The IRS can be intimidating for a number of very good reasons, one of which is their ability to slap you with a tax levy. While many people assume that the IRS can’t truly begin to threaten you until after various warnings and legal proceedings, a tax levy basically means that they can take your property without having to take you to court. Obviously, the tax levy can be avoided by simply making sure to pay your taxes in full; however there are other things you can do to make sure that you stay clear of the frightening prospect of a tax levy.
Although it does not happen often, the IRS does sometimes make mistakes regarding who is receiving a tax levy. If you receive a levy notice that you believe has been issued to you unfairly or by mistake, call the IRS immediately and file for an appeal.

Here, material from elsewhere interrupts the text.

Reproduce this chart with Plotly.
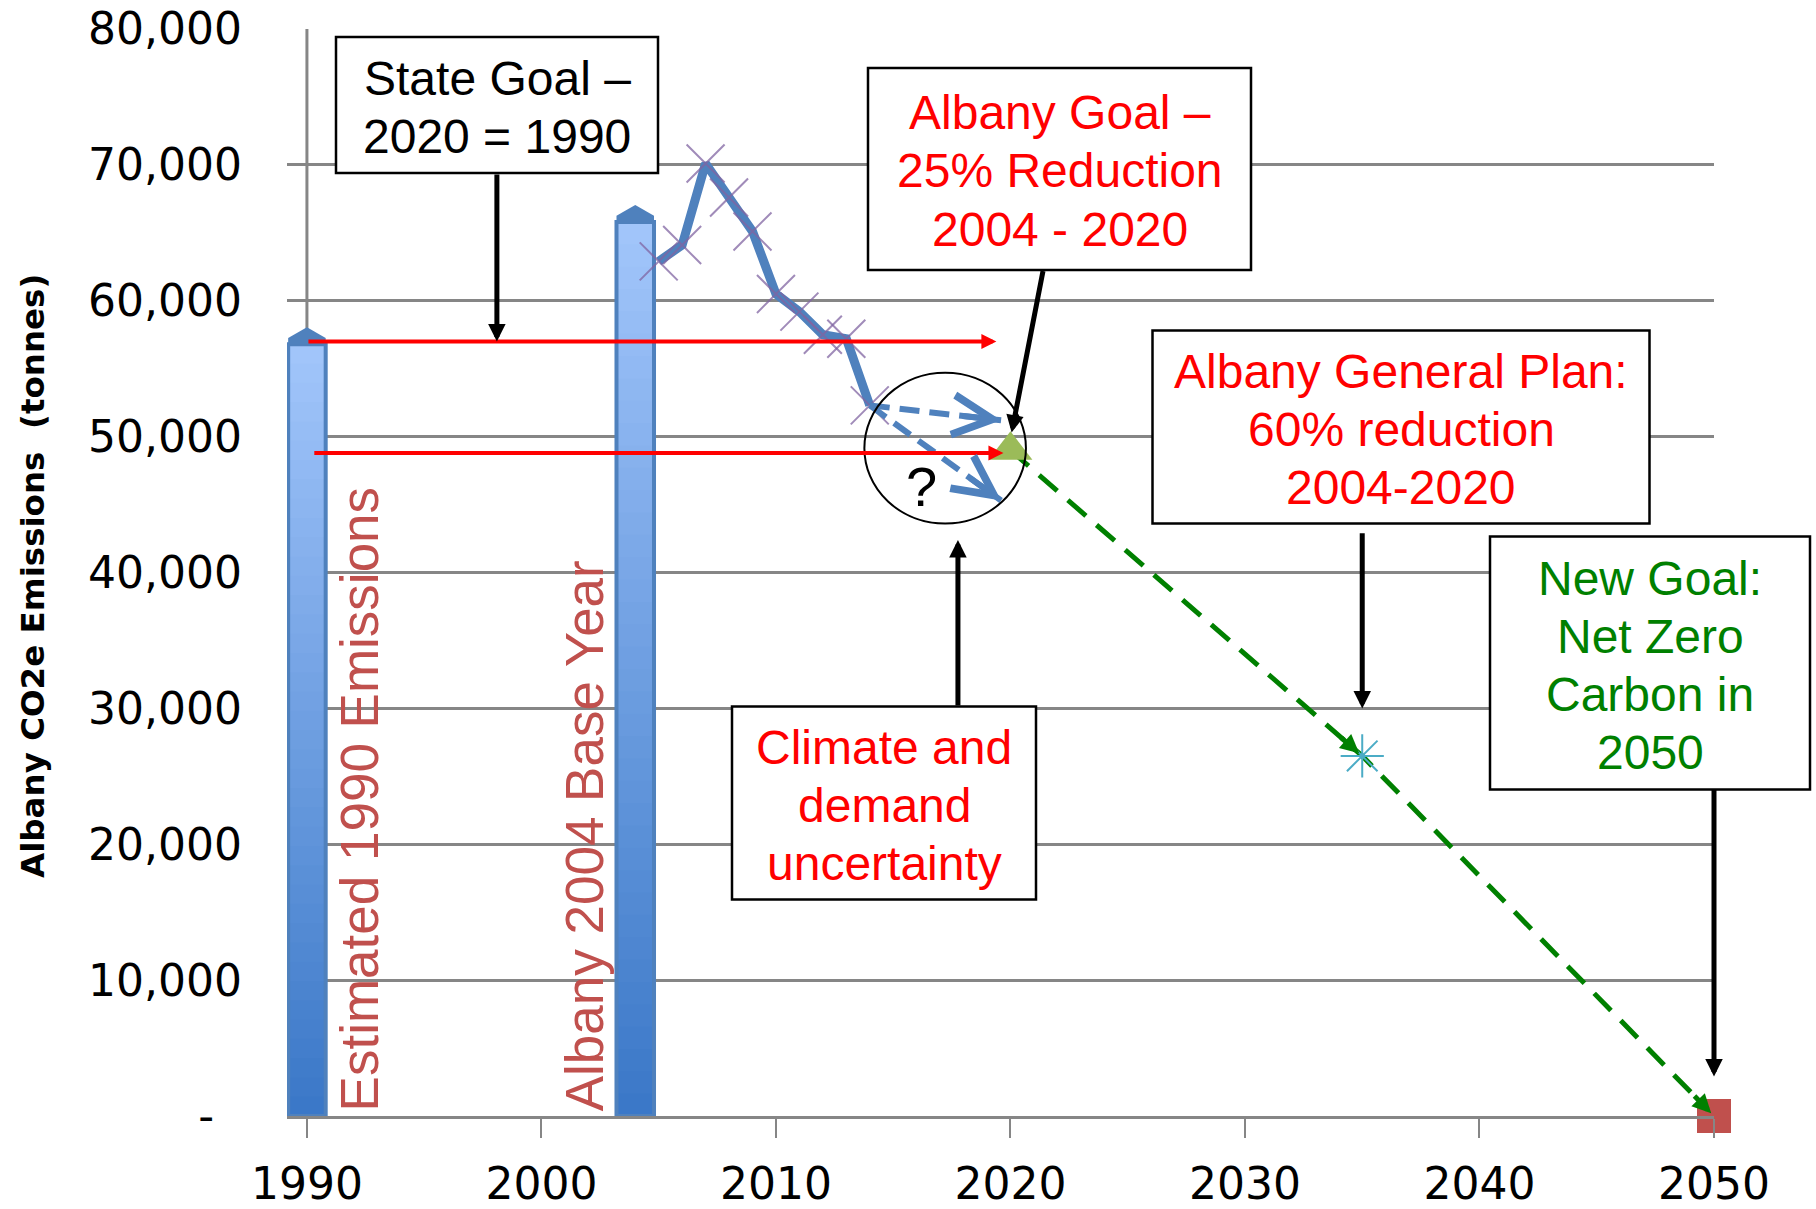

An installment agreement is a very common form of settling your debts with the IRS. Essentially, it’s a payment plan for you to pay back the taxes you owe the government. During a predetermined period of time (up to three years), you will pay the IRS in monthly installments, until your taxes are paid back. As long as you remain current on your payments, the IRS will consider you in good standing.
Offer in Compromise
This type of deal allows the taxpayer to settle their debt for less than the owed amount. There is a strict list of requirements that must be met, proving that collection of the taxes would cause serious financial burden to the taxpayer, and forced seizure would not yield more than the amount specified in the agreement.
As was previously mentioned, the best way to avoid tax levies is to pay your taxes. However, these options can help if you find yourself in trouble with the IRS.